Start of Dataset section

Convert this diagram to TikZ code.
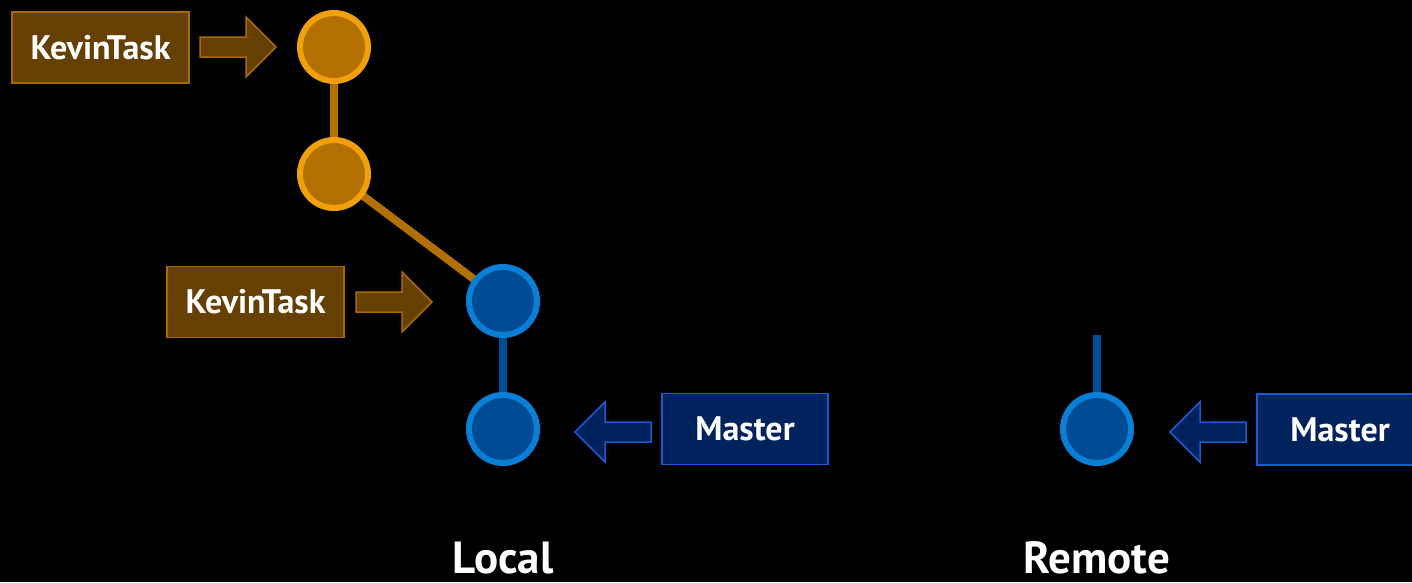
\documentclass[tikz,border=0pt]{standalone}
\usepackage{fontspec}
\setmainfont{PT Sans}
\pgfdeclarelayer{back}
\pgfdeclarelayer{links}
\pgfsetlayers{back,links,main}
\definecolor{orring}{HTML}{F0A00A}
\definecolor{orfill}{HTML}{B36F00}
\definecolor{kfill}{HTML}{654000}
\definecolor{kline}{HTML}{A86A00}
\definecolor{blring}{HTML}{0A7FD6}
\definecolor{blfill}{HTML}{004C94}
\definecolor{mfill}{HTML}{00235E}
\definecolor{mline}{HTML}{1A5ACF}
\tikzset{
  commitor/.style={circle, draw=orring, fill=orfill, line width=6, minimum size=68, inner sep=0},
  commitbl/.style={circle, draw=blring, fill=blfill, line width=6, minimum size=68, inner sep=0},
  labelbox/.style={line width=1.5, text=white, minimum height=71, inner sep=0, font=\bfseries\fontsize{34}{40}\selectfont},
  kbox/.style={labelbox, draw=kline, fill=kfill, minimum width=177},
  mbox/.style={labelbox, draw=mline, fill=mfill, minimum width=166},
  orlink/.style={draw=orfill, line width=8},
  bllink/.style={draw=blfill, line width=8},
  side/.style={text=white, font=\bfseries\fontsize{45}{50}\selectfont, anchor=base, inner sep=0},
  pics/blockarrow/.style={code={
    \path[pic actions] (-76,-10) -- (-30,-10) -- (-30,-30) -- (0,0) -- (-30,30) -- (-30,10) -- (-76,10) -- cycle;}},
  karrow/.style={draw=kline, fill=kfill, line width=1.5},
  marrow/.style={draw=mline, fill=mfill, line width=1.5},
}
\begin{document}
\begin{tikzpicture}[x=1pt,y=-1pt]
\useasboundingbox (0,0) rectangle (1412,582);
\begin{pgfonlayer}{back}
\fill[black] (0,0) rectangle (1412,582);
\end{pgfonlayer}
% commits
\node[commitor] (c1) at (334,47) {};
\node[commitor] (c2) at (334,174) {};
\node[commitbl] (c3) at (503,301) {};
\node[commitbl] (c4) at (503,429) {};
\node[commitbl] (r1) at (1097,429) {};
\coordinate (rtop) at (1097,335);
% links
\begin{pgfonlayer}{links}
\draw[orlink] (c1.center) -- (c2.center);
\draw[orlink] (c2.center) -- (c3.center);
\draw[bllink] (c3.center) -- (c4.center);
\draw[bllink] (rtop) -- (r1.center);
\end{pgfonlayer}
% labels
\node[kbox] (k1) at (100.5,47.5) {KevinTask};
\node[kbox] (k2) at (255.5,302) {KevinTask};
\node[mbox] (m1) at (745,429) {Master};
\node[mbox] (m2) at (1340,429.5) {Master};
% block arrows
\pic[karrow] at (276,47) {blockarrow};
\pic[karrow] at (432,302) {blockarrow};
\pic[marrow, rotate=180] at (575,432) {blockarrow};
\pic[marrow, rotate=180] at (1170,432) {blockarrow};
% side labels
\node[side] (loc) at (503,573) {Local};
\node[side] (rem) at (1097,573) {Remote};
\end{tikzpicture}
\end{document}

End of Dataset section

**Aim of the task**. Of the lines above, how many contain the word "code"? Provide the number and nothing else.

**Output below**. 2